- _STORED RECORDS_

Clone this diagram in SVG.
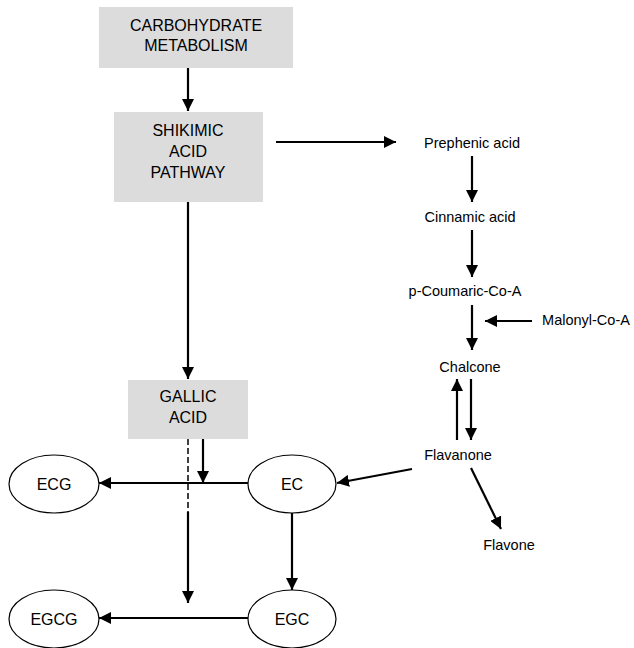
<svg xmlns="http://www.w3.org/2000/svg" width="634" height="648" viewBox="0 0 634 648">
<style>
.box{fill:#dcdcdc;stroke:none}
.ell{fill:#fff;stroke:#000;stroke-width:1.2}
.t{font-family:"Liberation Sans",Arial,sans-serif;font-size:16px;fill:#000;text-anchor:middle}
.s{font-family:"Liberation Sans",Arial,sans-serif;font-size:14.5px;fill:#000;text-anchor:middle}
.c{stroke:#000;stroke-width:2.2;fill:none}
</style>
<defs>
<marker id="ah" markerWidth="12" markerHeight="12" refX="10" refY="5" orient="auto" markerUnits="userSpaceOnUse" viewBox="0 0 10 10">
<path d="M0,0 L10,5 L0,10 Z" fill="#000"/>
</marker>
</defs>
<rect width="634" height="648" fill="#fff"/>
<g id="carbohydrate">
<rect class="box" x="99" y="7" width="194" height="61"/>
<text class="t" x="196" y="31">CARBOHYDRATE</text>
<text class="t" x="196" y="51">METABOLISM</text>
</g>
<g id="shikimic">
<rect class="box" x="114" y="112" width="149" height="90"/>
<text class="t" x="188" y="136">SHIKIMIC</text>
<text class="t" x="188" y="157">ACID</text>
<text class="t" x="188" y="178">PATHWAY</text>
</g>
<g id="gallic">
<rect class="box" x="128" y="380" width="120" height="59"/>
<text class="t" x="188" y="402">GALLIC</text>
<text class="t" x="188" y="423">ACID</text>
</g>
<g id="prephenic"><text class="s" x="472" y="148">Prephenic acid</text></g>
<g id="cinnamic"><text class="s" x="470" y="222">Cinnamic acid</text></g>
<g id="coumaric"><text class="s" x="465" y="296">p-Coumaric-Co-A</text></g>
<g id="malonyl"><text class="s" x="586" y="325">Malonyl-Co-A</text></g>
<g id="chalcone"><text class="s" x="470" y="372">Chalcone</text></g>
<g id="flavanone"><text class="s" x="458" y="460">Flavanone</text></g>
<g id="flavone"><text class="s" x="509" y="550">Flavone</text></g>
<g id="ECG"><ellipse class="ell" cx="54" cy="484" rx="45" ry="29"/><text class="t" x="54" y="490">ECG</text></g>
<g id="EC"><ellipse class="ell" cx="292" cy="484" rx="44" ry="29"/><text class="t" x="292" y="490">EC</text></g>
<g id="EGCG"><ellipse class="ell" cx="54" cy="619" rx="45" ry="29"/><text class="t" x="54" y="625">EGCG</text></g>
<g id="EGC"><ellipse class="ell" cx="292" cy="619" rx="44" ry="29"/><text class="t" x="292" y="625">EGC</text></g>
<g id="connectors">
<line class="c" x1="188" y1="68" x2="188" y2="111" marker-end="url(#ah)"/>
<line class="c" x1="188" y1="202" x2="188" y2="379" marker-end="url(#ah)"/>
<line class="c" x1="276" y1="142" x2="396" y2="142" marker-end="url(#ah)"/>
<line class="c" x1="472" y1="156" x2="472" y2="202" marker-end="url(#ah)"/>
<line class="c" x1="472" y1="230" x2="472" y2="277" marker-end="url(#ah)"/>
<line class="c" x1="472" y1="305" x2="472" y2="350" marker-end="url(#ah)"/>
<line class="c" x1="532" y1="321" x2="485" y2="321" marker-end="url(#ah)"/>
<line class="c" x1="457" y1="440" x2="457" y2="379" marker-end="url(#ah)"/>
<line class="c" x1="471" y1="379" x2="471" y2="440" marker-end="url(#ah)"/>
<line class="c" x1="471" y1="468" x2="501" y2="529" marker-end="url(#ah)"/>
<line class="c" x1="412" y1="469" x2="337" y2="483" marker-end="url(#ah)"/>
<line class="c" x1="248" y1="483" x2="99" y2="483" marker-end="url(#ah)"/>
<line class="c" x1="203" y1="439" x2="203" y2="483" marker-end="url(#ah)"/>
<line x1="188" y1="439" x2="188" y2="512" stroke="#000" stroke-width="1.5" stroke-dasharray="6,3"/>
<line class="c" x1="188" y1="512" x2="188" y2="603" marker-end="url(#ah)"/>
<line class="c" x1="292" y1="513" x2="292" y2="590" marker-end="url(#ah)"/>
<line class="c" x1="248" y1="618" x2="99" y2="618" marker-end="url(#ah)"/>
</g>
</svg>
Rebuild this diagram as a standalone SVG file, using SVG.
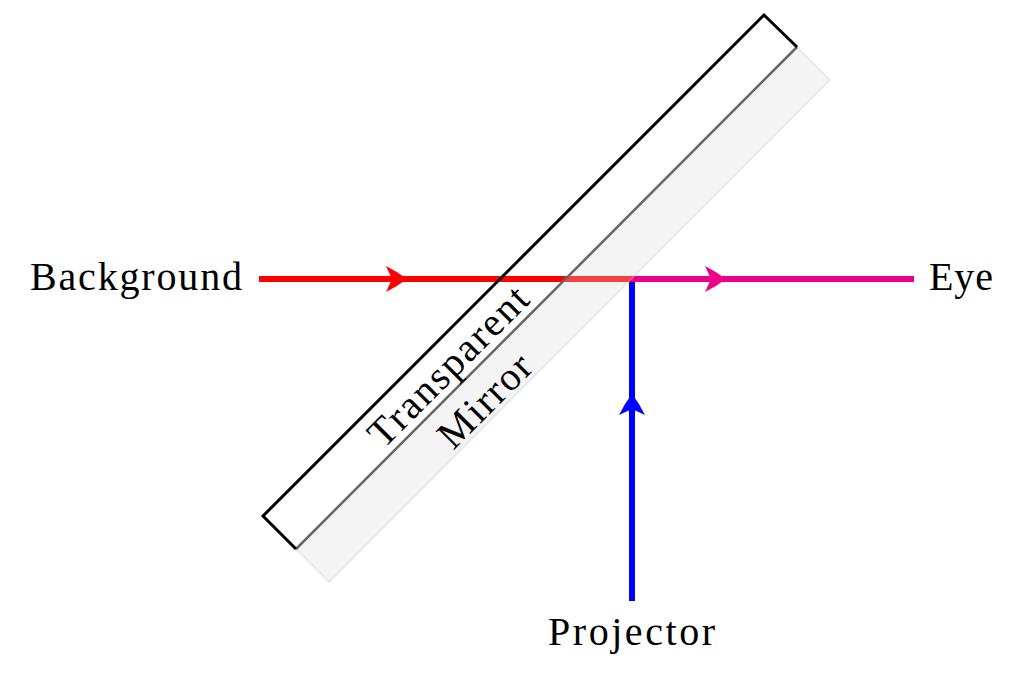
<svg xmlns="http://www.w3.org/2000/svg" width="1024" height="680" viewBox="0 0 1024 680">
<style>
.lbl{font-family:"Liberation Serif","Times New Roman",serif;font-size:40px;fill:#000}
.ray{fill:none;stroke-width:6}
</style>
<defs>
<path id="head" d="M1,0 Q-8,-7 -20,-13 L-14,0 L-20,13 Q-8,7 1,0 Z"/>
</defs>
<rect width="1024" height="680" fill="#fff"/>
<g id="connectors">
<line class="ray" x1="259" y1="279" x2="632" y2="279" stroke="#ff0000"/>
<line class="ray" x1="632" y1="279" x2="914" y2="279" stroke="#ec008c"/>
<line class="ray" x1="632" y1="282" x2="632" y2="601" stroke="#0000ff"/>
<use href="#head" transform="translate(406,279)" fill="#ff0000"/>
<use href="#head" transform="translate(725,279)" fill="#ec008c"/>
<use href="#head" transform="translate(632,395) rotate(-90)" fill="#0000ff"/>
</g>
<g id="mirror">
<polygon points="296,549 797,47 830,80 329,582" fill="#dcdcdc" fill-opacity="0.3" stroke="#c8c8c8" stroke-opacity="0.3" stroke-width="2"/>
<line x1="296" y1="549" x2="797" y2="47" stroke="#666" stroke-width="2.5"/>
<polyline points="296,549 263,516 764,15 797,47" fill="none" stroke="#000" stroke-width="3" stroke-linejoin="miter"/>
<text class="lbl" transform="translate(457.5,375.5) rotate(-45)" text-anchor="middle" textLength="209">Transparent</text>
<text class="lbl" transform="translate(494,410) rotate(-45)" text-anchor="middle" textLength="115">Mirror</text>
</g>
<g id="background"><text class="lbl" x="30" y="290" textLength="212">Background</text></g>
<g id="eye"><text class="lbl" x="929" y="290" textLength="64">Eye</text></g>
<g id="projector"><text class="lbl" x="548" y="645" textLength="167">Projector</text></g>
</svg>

- _TASK_
Above are records to transcribe exactly; leave their pictures out.

- _FULL RESPONSE_
Clone this diagram in SVG.
<svg xmlns="http://www.w3.org/2000/svg" width="634" height="648" viewBox="0 0 634 648">
<style>
.box{fill:#dcdcdc;stroke:none}
.ell{fill:#fff;stroke:#000;stroke-width:1.2}
.t{font-family:"Liberation Sans",Arial,sans-serif;font-size:16px;fill:#000;text-anchor:middle}
.s{font-family:"Liberation Sans",Arial,sans-serif;font-size:14.5px;fill:#000;text-anchor:middle}
.c{stroke:#000;stroke-width:2.2;fill:none}
</style>
<defs>
<marker id="ah" markerWidth="12" markerHeight="12" refX="10" refY="5" orient="auto" markerUnits="userSpaceOnUse" viewBox="0 0 10 10">
<path d="M0,0 L10,5 L0,10 Z" fill="#000"/>
</marker>
</defs>
<rect width="634" height="648" fill="#fff"/>
<g id="carbohydrate">
<rect class="box" x="99" y="7" width="194" height="61"/>
<text class="t" x="196" y="31">CARBOHYDRATE</text>
<text class="t" x="196" y="51">METABOLISM</text>
</g>
<g id="shikimic">
<rect class="box" x="114" y="112" width="149" height="90"/>
<text class="t" x="188" y="136">SHIKIMIC</text>
<text class="t" x="188" y="157">ACID</text>
<text class="t" x="188" y="178">PATHWAY</text>
</g>
<g id="gallic">
<rect class="box" x="128" y="380" width="120" height="59"/>
<text class="t" x="188" y="402">GALLIC</text>
<text class="t" x="188" y="423">ACID</text>
</g>
<g id="prephenic"><text class="s" x="472" y="148">Prephenic acid</text></g>
<g id="cinnamic"><text class="s" x="470" y="222">Cinnamic acid</text></g>
<g id="coumaric"><text class="s" x="465" y="296">p-Coumaric-Co-A</text></g>
<g id="malonyl"><text class="s" x="586" y="325">Malonyl-Co-A</text></g>
<g id="chalcone"><text class="s" x="470" y="372">Chalcone</text></g>
<g id="flavanone"><text class="s" x="458" y="460">Flavanone</text></g>
<g id="flavone"><text class="s" x="509" y="550">Flavone</text></g>
<g id="ECG"><ellipse class="ell" cx="54" cy="484" rx="45" ry="29"/><text class="t" x="54" y="490">ECG</text></g>
<g id="EC"><ellipse class="ell" cx="292" cy="484" rx="44" ry="29"/><text class="t" x="292" y="490">EC</text></g>
<g id="EGCG"><ellipse class="ell" cx="54" cy="619" rx="45" ry="29"/><text class="t" x="54" y="625">EGCG</text></g>
<g id="EGC"><ellipse class="ell" cx="292" cy="619" rx="44" ry="29"/><text class="t" x="292" y="625">EGC</text></g>
<g id="connectors">
<line class="c" x1="188" y1="68" x2="188" y2="111" marker-end="url(#ah)"/>
<line class="c" x1="188" y1="202" x2="188" y2="379" marker-end="url(#ah)"/>
<line class="c" x1="276" y1="142" x2="396" y2="142" marker-end="url(#ah)"/>
<line class="c" x1="472" y1="156" x2="472" y2="202" marker-end="url(#ah)"/>
<line class="c" x1="472" y1="230" x2="472" y2="277" marker-end="url(#ah)"/>
<line class="c" x1="472" y1="305" x2="472" y2="350" marker-end="url(#ah)"/>
<line class="c" x1="532" y1="321" x2="485" y2="321" marker-end="url(#ah)"/>
<line class="c" x1="457" y1="440" x2="457" y2="379" marker-end="url(#ah)"/>
<line class="c" x1="471" y1="379" x2="471" y2="440" marker-end="url(#ah)"/>
<line class="c" x1="471" y1="468" x2="501" y2="529" marker-end="url(#ah)"/>
<line class="c" x1="412" y1="469" x2="337" y2="483" marker-end="url(#ah)"/>
<line class="c" x1="248" y1="483" x2="99" y2="483" marker-end="url(#ah)"/>
<line class="c" x1="203" y1="439" x2="203" y2="483" marker-end="url(#ah)"/>
<line x1="188" y1="439" x2="188" y2="512" stroke="#000" stroke-width="1.5" stroke-dasharray="6,3"/>
<line class="c" x1="188" y1="512" x2="188" y2="603" marker-end="url(#ah)"/>
<line class="c" x1="292" y1="513" x2="292" y2="590" marker-end="url(#ah)"/>
<line class="c" x1="248" y1="618" x2="99" y2="618" marker-end="url(#ah)"/>
</g>
</svg>
Rebuild this diagram as a standalone SVG file, using SVG.
<svg xmlns="http://www.w3.org/2000/svg" width="1024" height="680" viewBox="0 0 1024 680">
<style>
.lbl{font-family:"Liberation Serif","Times New Roman",serif;font-size:40px;fill:#000}
.ray{fill:none;stroke-width:6}
</style>
<defs>
<path id="head" d="M1,0 Q-8,-7 -20,-13 L-14,0 L-20,13 Q-8,7 1,0 Z"/>
</defs>
<rect width="1024" height="680" fill="#fff"/>
<g id="connectors">
<line class="ray" x1="259" y1="279" x2="632" y2="279" stroke="#ff0000"/>
<line class="ray" x1="632" y1="279" x2="914" y2="279" stroke="#ec008c"/>
<line class="ray" x1="632" y1="282" x2="632" y2="601" stroke="#0000ff"/>
<use href="#head" transform="translate(406,279)" fill="#ff0000"/>
<use href="#head" transform="translate(725,279)" fill="#ec008c"/>
<use href="#head" transform="translate(632,395) rotate(-90)" fill="#0000ff"/>
</g>
<g id="mirror">
<polygon points="296,549 797,47 830,80 329,582" fill="#dcdcdc" fill-opacity="0.3" stroke="#c8c8c8" stroke-opacity="0.3" stroke-width="2"/>
<line x1="296" y1="549" x2="797" y2="47" stroke="#666" stroke-width="2.5"/>
<polyline points="296,549 263,516 764,15 797,47" fill="none" stroke="#000" stroke-width="3" stroke-linejoin="miter"/>
<text class="lbl" transform="translate(457.5,375.5) rotate(-45)" text-anchor="middle" textLength="209">Transparent</text>
<text class="lbl" transform="translate(494,410) rotate(-45)" text-anchor="middle" textLength="115">Mirror</text>
</g>
<g id="background"><text class="lbl" x="30" y="290" textLength="212">Background</text></g>
<g id="eye"><text class="lbl" x="929" y="290" textLength="64">Eye</text></g>
<g id="projector"><text class="lbl" x="548" y="645" textLength="167">Projector</text></g>
</svg>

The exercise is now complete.